Politics and industry
Hydro and ASV had been talking together for a long time – years – before the merger became fact. In 1982, stuck with rock-bottom metal prices, many aluminum producers suffered a crisis year. One was ASV, the Norwegian state-owned company that lost share capital and needed an injection of new money from its owner. Two years later, however, producers experienced a golden year with top prices. The fluctuations were enormous.
At the same time, many in Norway’s political environment were voicing their desire to see the domestic aluminum industry come together in a larger and more powerful unit.
 |
| DIFFERENT CULTURES: After the merger, it was important for Dag Flaa and Hydro Aluminum management to create a new company culture with background from several different cultures. It was one of the company's first major tasks. (Archive photo: Hydro) |
ASV’s challenge was to secure market access.
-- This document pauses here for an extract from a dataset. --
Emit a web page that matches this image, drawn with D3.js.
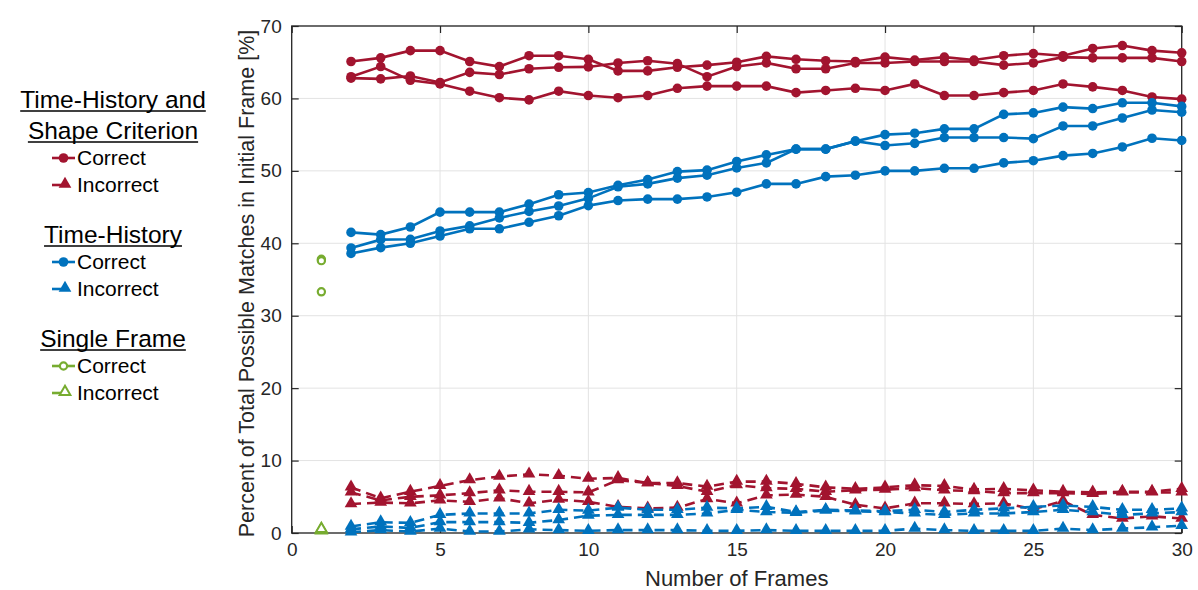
<!DOCTYPE html>
<html>
<head>
<meta charset="utf-8">
<script src="https://cdn.jsdelivr.net/npm/d3@7"></script>
<style>
  body { margin: 0; background: #fff; }
  text { font-family: Arial, "Liberation Sans", sans-serif; fill: #262626; }
</style>
</head>
<body>
<div id="chart"></div>
<script>
// x values (number of frames)
var frames = [2,3,4,5,6,7,8,9,10,11,12,13,14,15,16,17,18,19,20,21,22,23,24,25,26,27,28,29,30];

// Time-History and Shape Criterion - correct
var shapeCorrectA = [65.1,65.6,66.6,66.6,65.1,64.4,65.9,65.9,65.4,63.8,63.8,64.3,64.6,65.0,65.8,65.4,65.2,65.1,65.7,65.3,65.7,65.3,65.9,66.2,65.9,66.9,67.3,66.6,66.3];
var shapeCorrectB = [63.0,64.4,62.5,62.0,61.0,60.1,59.8,61.0,60.4,60.1,60.4,61.4,61.7,61.7,61.7,60.8,61.1,61.4,61.1,62.0,60.4,60.4,60.8,61.1,62.0,61.6,61.1,60.2,59.9];
var shapeCorrectC = [62.8,62.7,63.1,62.2,63.6,63.3,64.1,64.3,64.35,64.9,65.2,64.8,63.0,64.4,64.9,64.1,64.1,64.9,64.9,65.1,65.1,65.1,64.6,64.9,65.7,65.6,65.6,65.6,65.1];
// Time-History and Shape Criterion - incorrect
var shapeWrongA = [6.3,4.8,5.7,6.5,7.3,7.8,8.1,7.9,7.5,7.6,6.9,6.9,6.4,7.1,7.1,6.8,6.3,6.1,6.3,6.6,6.5,6.0,6.1,5.9,5.7,5.6,5.7,5.7,6.1];
var shapeWrongB = [5.6,4.5,5.0,5.2,5.5,5.9,5.7,5.7,5.6,7.3,6.9,6.5,5.7,6.6,6.2,6.1,5.7,5.9,6.0,6.2,5.9,5.8,5.5,5.5,5.5,5.4,5.6,5.6,5.6];
var shapeWrongC = [4.0,4.2,4.1,4.5,4.3,4.8,4.1,4.6,4.3,3.6,3.4,3.5,4.7,4.1,5.2,5.3,5.0,3.9,3.4,4.1,4.1,4.0,4.1,3.3,4.4,2.5,2.0,2.3,2.0];

// Time-History - correct
var timeCorrectA = [41.5,41.2,42.25,44.3,44.3,44.3,45.4,46.7,47.0,48.0,48.8,49.9,50.1,51.3,52.2,53.0,53.0,54.1,55.0,55.2,55.8,55.8,57.8,58.0,58.8,58.6,59.4,59.4,58.9];
var timeCorrectB = [39.35,40.5,40.55,41.7,42.4,43.5,44.4,45.15,46.2,47.8,48.2,49.0,49.4,50.4,51.1,53.0,53.0,54.1,53.5,53.8,54.6,54.6,54.6,54.45,56.2,56.2,57.3,58.4,58.1];
var timeCorrectC = [38.6,39.4,40.0,41.0,42.0,42.0,42.9,43.8,45.2,45.9,46.1,46.1,46.4,47.05,48.2,48.2,49.2,49.4,50.0,50.0,50.35,50.35,51.1,51.4,52.1,52.4,53.3,54.5,54.2];
// Time-History - incorrect
var timeWrongA = [0.9,1.5,1.4,2.5,2.7,2.7,2.7,3.2,3.1,3.5,3.2,3.2,3.5,3.4,3.6,2.9,3.2,3.1,3.0,3.2,2.9,3.2,3.4,3.6,3.8,3.6,3.2,3.2,3.4];
var timeWrongB = [0.5,0.9,0.7,1.5,1.5,1.5,1.4,1.8,2.4,2.5,2.5,2.5,2.7,3.2,2.9,2.8,3.1,3.0,2.9,2.7,2.5,2.7,2.7,2.9,3.2,2.9,2.5,2.7,2.9];
var timeWrongC = [0.1,0.4,0.2,0.6,0.2,0.2,0.5,0.4,0.3,0.4,0.4,0.4,0.3,0.3,0.4,0.3,0.3,0.3,0.3,0.6,0.4,0.3,0.3,0.3,0.6,0.4,0.6,0.8,1.0];

// Single Frame (x = 1)
var singleFrame = [1];
var singleCorrect = [37.8, 37.6, 33.3];
var singleWrong = [0.3, 0.4, 0.5];

var xTicks = [0,5,10,15,20,25,30];
var yTicks = [0,10,20,30,40,50,60,70];

var red = "#A2142F", blue = "#0072BD", green = "#77AC30";

var svgWidth = 1198, svgHeight = 590;
var plot = { left: 291.7, right: 1181.7, top: 26, bottom: 533 };

var svg = d3.select("#chart").append("svg")
  .attr("width", svgWidth)
  .attr("height", svgHeight);

var x = d3.scaleLinear().domain([0, 30]).range([plot.left, plot.right]);
var y = d3.scaleLinear().domain([0, 70]).range([plot.bottom, plot.top]);

// grid
svg.append("g").selectAll("line").data(xTicks).enter().append("line")
  .attr("x1", d => x(d)).attr("x2", d => x(d))
  .attr("y1", plot.top).attr("y2", plot.bottom)
  .attr("stroke", "#e3e3e3").attr("stroke-width", 1);
svg.append("g").selectAll("line").data(yTicks).enter().append("line")
  .attr("x1", plot.left).attr("x2", plot.right)
  .attr("y1", d => y(d)).attr("y2", d => y(d))
  .attr("stroke", "#e3e3e3").attr("stroke-width", 1);

// axes (ticks inside, box on)
var bottomAxis = d3.axisBottom(x).tickValues(xTicks).tickSizeInner(-7).tickSizeOuter(0).tickPadding(10);
var leftAxis = d3.axisLeft(y).tickValues(yTicks).tickSizeInner(-7).tickSizeOuter(0).tickPadding(10);
var topAxis = d3.axisTop(x).tickValues(xTicks).tickSizeInner(-7).tickSizeOuter(0).tickFormat("");
var rightAxis = d3.axisRight(y).tickValues(yTicks).tickSizeInner(-7).tickSizeOuter(0).tickFormat("");

function styleAxis(g) {
  g.select(".domain").remove();
  g.selectAll(".tick line").attr("stroke", "#262626").attr("stroke-width", 1.2);
  g.selectAll(".tick text").attr("fill", "#262626").style("font-size", "19px")
    .style("font-family", "Arial, 'Liberation Sans', sans-serif");
}

svg.append("g").attr("transform", `translate(0, ${plot.bottom})`).call(bottomAxis).call(styleAxis);
svg.append("g").attr("transform", `translate(${plot.left}, 0)`).call(leftAxis).call(styleAxis);
svg.append("g").attr("transform", `translate(0, ${plot.top})`).call(topAxis).call(styleAxis);
svg.append("g").attr("transform", `translate(${plot.right}, 0)`).call(rightAxis).call(styleAxis);

svg.append("rect")
  .attr("x", plot.left).attr("y", plot.top)
  .attr("width", plot.right - plot.left).attr("height", plot.bottom - plot.top)
  .attr("fill", "none").attr("stroke", "#262626").attr("stroke-width", 1.3);

// axis labels
svg.append("text")
  .attr("x", (plot.left + plot.right) / 2).attr("y", 586)
  .attr("text-anchor", "middle").style("font-size", "22px")
  .text("Number of Frames");

svg.append("text")
  .attr("transform", `translate(254, ${(plot.top + plot.bottom) / 2 + 4}) rotate(-90)`)
  .attr("text-anchor", "middle").style("font-size", "21.5px")
  .text("Percent of Total Possible Matches in Initial Frame [%]");

// series
var line = d3.line().x(d => x(d[0])).y(d => y(d[1]));
var tri = d3.symbol().type(d3.symbolTriangle).size(70);

function drawSeries(values, color, dashed) {
  var pts = frames.map((f, i) => [f, values[i]]);
  var g = svg.append("g");
  g.append("path").datum(pts)
    .attr("d", line)
    .attr("fill", "none")
    .attr("stroke", color)
    .attr("stroke-width", 2.6)
    .attr("stroke-dasharray", dashed ? "10,6" : null);
  if (dashed) {
    g.selectAll("path.m").data(pts).enter().append("path")
      .attr("class", "m")
      .attr("d", tri)
      .attr("transform", d => `translate(${x(d[0])}, ${y(d[1]) - 0.5})`)
      .attr("fill", color);
  } else {
    g.selectAll("circle").data(pts).enter().append("circle")
      .attr("cx", d => x(d[0])).attr("cy", d => y(d[1]))
      .attr("r", 4.8).attr("fill", color);
  }
}

[shapeCorrectA, shapeCorrectB, shapeCorrectC].forEach(s => drawSeries(s, red, false));
[shapeWrongA, shapeWrongB, shapeWrongC].forEach(s => drawSeries(s, red, true));
[timeCorrectA, timeCorrectB, timeCorrectC].forEach(s => drawSeries(s, blue, false));
[timeWrongA, timeWrongB, timeWrongC].forEach(s => drawSeries(s, blue, true));

// single frame (open markers)
svg.append("g").selectAll("circle").data(singleCorrect).enter().append("circle")
  .attr("cx", x(singleFrame[0])).attr("cy", d => y(d))
  .attr("r", 3.6).attr("fill", "#fff").attr("stroke", green).attr("stroke-width", 2.2);
svg.append("g").selectAll("path").data(singleWrong).enter().append("path")
  .attr("d", d3.symbol().type(d3.symbolTriangle).size(50))
  .attr("transform", d => `translate(${x(singleFrame[0])}, ${y(d) - 0.5})`)
  .attr("fill", "#fff").attr("stroke", green).attr("stroke-width", 2);

// legend
var legend = svg.append("g");
var groups = [
  { title: ["Time-History and", "Shape Criterion"], y: 108, color: red, open: false },
  { title: ["Time-History"], y: 243, color: blue, open: false },
  { title: ["Single Frame"], y: 347, color: green, open: true }
];

groups.forEach(function(gr) {
  var ty = gr.y;
  gr.title.forEach(function(t, i) {
    var txt = legend.append("text")
      .attr("x", 113).attr("y", ty + i * 31)
      .attr("text-anchor", "middle")
      .style("font-size", "24.5px").style("fill", "#000")
      .text(t);
    var w = txt.node().getComputedTextLength();
    legend.append("line")
      .attr("x1", 113 - w / 2).attr("x2", 113 + w / 2)
      .attr("y1", ty + i * 31 + 3).attr("y2", ty + i * 31 + 3)
      .attr("stroke", "#000").attr("stroke-width", 1.3);
  });
  var rowY = ty + (gr.title.length - 1) * 31 + 19;
  ["Correct", "Incorrect"].forEach(function(label, j) {
    var cy = rowY + j * 27;
    legend.append("line")
      .attr("x1", 52).attr("x2", 75)
      .attr("y1", cy).attr("y2", cy)
      .attr("stroke", gr.color).attr("stroke-width", 2.6)
      .attr("stroke-dasharray", j === 1 ? "9,14" : null);
    if (j === 0) {
      legend.append("circle").attr("cx", 63.5).attr("cy", cy)
        .attr("r", gr.open ? 3.6 : 4.8)
        .attr("fill", gr.open ? "#fff" : gr.color)
        .attr("stroke", gr.open ? gr.color : "none").attr("stroke-width", 2.2);
    } else {
      legend.append("path")
        .attr("d", d3.symbol().type(d3.symbolTriangle).size(gr.open ? 50 : 70))
        .attr("transform", `translate(65, ${cy - 1})`)
        .attr("fill", gr.open ? "#fff" : gr.color)
        .attr("stroke", gr.open ? gr.color : "none").attr("stroke-width", 2);
    }
    legend.append("text")
      .attr("x", 77).attr("y", cy + 7)
      .style("font-size", "21px").style("fill", "#000")
      .text(label);
  });
});
</script>
</body>
</html>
As a result, its board of directors decided in December 1985 to look into a solution that would achieve a certain level of ownership integration with West Germany’s Vereinigte Aluminum-Werke (VAW). Such a solution would provide ASV with solid footing in the emerging European Federation and create a powerful industrial company in Europe. But the scheme attracted no great enthusiasm in some of the political camps in Norway.
A group of union officials then stepped in, taking the initiative for Norway’s Minister of Industry, demanding a last attempt with Hydro to achieve a Norwegian solution. Hakon Sandvold of ASV and Torvild Aakvaag of Hydro – the top executives of the two companies –had been in contact with each other the whole way. Sandvold also sat on Hydro’s board of directors.
The Industry Minister contacted the companies, and, in early 1986, things started happening fast. When the matter came up in Norway’s Parliament the same spring, there was broad political agreement regarding a merger between ASV and Hydro's Aluminum Division.
The agreement was approved.
Hydro's Aluminum Division was merged debt-free into ASV. This gave Hydro an interest of 70 percent in Hydro Aluminum AS, with the state owning the remaining 30 percent. At the same time, the state owned 51 percent of Hydro.
Later, Hydro used its option to buy the remaining shares from the state, thereby making Hydro Aluminum AS into a wholly owned subsidiary.
Hydro in North America
Hydro’s initial downstream entry into North America came with the construction of its extrusion plant in Rockledge, Florida, which began operations in 1979. Initially a general extrusion facility, Rockledge today is one of two plants in North America (the other in Reynosa, Mexico which began operations in 2006) focused on the global heat transfer market as part of Hydro’s Precision Tubing business area.
However, the big downstream steps in North America came with the purchase of Wells Aluminum in 2000 and VAW of America in 2002. The Wells acquisition brought facilities in Belton, SC, Monett, MO, N. Liberty, IN, Kalamazoo, MI and Sidney, OH – and a US extrusion legacy dating to the early 50’s - under the Hydro banner, while the VAW acquisition added operations in St. Augustine, FL, Phoenix, AZ, and Guaymas, MX.
Today, Hydro’s Extrusion North America unit is among the leaders in the US soft alloy extrusion industry – distinguished by its vertical integration – from billet casting through extruded component manufacture and assembly – its deep fabrication expertise, and its geographic scope.